Choosing the new leader: The follower with the most up-to-date replication log is the safest choice to minimize data loss. In an automatically managed cluster (PostgreSQL Patroni, MySQL Group Replication, MongoDB replica sets), an election algorithm — often based on Raft, which you will study in Lesson 7 — handles this choice.

The data loss risk with async replication: If the old leader was 50 writes ahead of all followers at the moment it crashed, those 50 writes are gone. Worse, if the old leader comes back online (say, it was only partitioned, not dead), it now has writes that the new leader does not know about. This creates a split-brain scenario: two nodes both believe they are the authoritative leader.
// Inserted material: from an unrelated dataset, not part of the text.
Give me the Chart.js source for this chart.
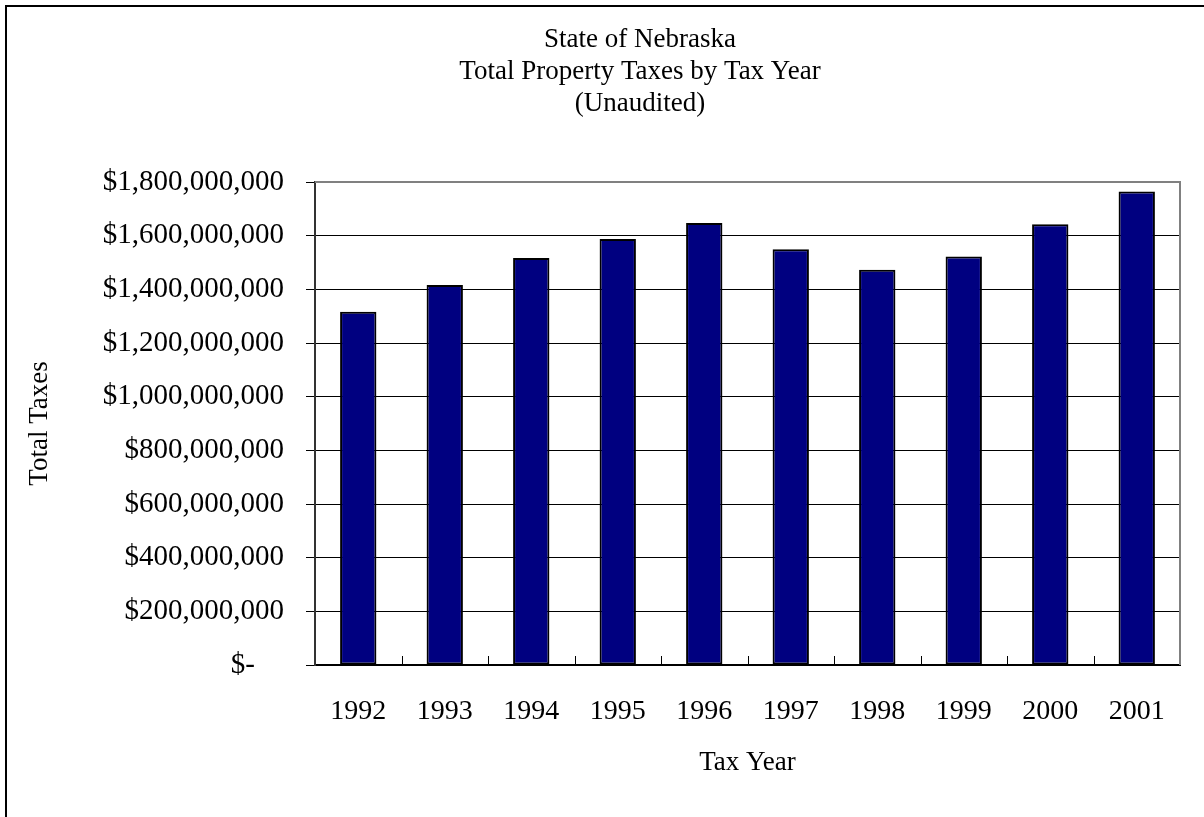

Any writes accepted by the resurrected old leader must either be discarded or merged — neither is trivial.

Never allow two leaders simultaneously. Split-brain is one of the most dangerous failure modes in distributed databases. Automatic failover systems use a technique called fencing (STONITH — Shoot The Other Node In The Head) to guarantee that the old leader is completely disabled before the new one begins accepting writes. Without fencing, split-brain will silently corrupt data.

Read Scaling and the Capacity Model

One of the key motivations for follower replicas is read scaling. If 95% of your traffic is reads, adding three read replicas triples your read capacity without changing the leader at all. This is exactly the model used by virtually every large web application:

Wikipedia runs dozens of MariaDB read replicas globally, routing reader traffic to the nearest one while all edits go to the primary.
Stack Overflow serves the majority of its SQL reads from replicas, reserving the primary for writes and cache invalidation queries.
Most e-commerce product catalog pages are read from replicas; checkout (a write path) always hits the primary.

Followers do not help write throughput. All writes still funnel through a single leader. If your bottleneck is write capacity (high-volume event logging, time-series ingestion, financial ledgers), leader-follower replication alone cannot help — you need sharding, multi-leader replication (Lesson 6), or a purpose-built write-optimized store.

Choosing Your Configuration

A practical decision matrix:

RPO = 0, writes can tolerate extra latency: Use synchronous replication to at least one follower. AWS RDS Multi-AZ, Google Cloud SQL HA, and PostgreSQL with synchronous_commit = on all deliver this.
Low-latency writes, can tolerate small data loss window: Asynchronous replication with automated failover (Patroni, Orchestrator). Accept that failover may lose the last few seconds of writes.
Cross-region reads with low latency: Async read replicas in each region. Accept that cross-region follower reads may be slightly stale.
Need both durability and speed: Semi-synchronous replication — one sync follower in the same DC, all others async, including cross-region replicas.